The other day this was my fortune:
Normally I don’t pay much attention to my fortune, not seriously anyway. However, this fortune made me think about who I am and who I’ve been. Immediately I knew that I had the fortune meant for me. I read the words over 3 times and began to analyze the meaning (LOL, I did a close read of the text, but I did not stay within the four corners). I thought about taking a snapshot of it to share with a few friends and coworkers. It made me think about what it means to be strong versus what it means to be responsive.
STRONG. To be strong is to have power. To be strong is to be able to withstand pressure. To be strong is to be powerful and forceful. I think being strong oftentimes means working to win, to outperform, to come out on top. In strength, there may or may not be action; there may only be a a flexing of brawn or brains with little action.
RESPONSIVE. To be responsive, on the other hand, does not mean being more powerful physically or mentally in a domineering sort of way. Instead, to be responsive means to react, to respond, to answer. To be responsive means to act upon what you’ve experienced in a decisive and positive way. In responsiveness, there is clear action driven by need.
I suppose I could go all Darwinian with this and apply this to adaptation, change, and natural selection, but I do NOT want to be a science teacher, yet I suppose that adapting based on environment is what I do when I am being responsive.
I spent a good deal of my life meeting challenges head on, fighting to conquer, willing myself to be the best. In retrospect, I think that was the wrong approach.I was working against what I wanted to accomplish, and sometimes this show of strength served only to isolate me.
I used to say, “That’s not a kid you should go head to head with because you’ll never win.” Perhaps the time to go head to head with anyone should happen rarely. Being responsive means, looking at both the details and the bigger picture to assess, react, respond, and answer. This could take the form of differentiation in responding to what a kid needs. At the same time, this could be how we approach grown ups with whom we struggle, situations that are out of our control, curricula/standards that we may not like, and so much more.

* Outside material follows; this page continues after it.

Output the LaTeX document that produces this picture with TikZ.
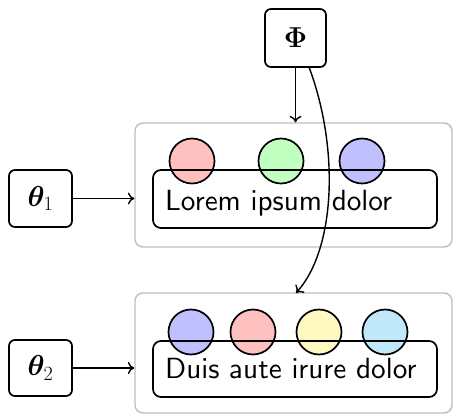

Being responsive is about the response, but it also involves the process of considering how to best respond. To me that is a sort of moral strength–a deeply embedded fortitude. This is not the strength of winning–this is the strength of character that understands that it’s not about winning or losing; instead it’s about meeting each person where he or she is and responding to the person and situation. And that is about much more than surviving. That is about thriving.
How might I reword the fortune:
Responsiveness moves you beyond survival.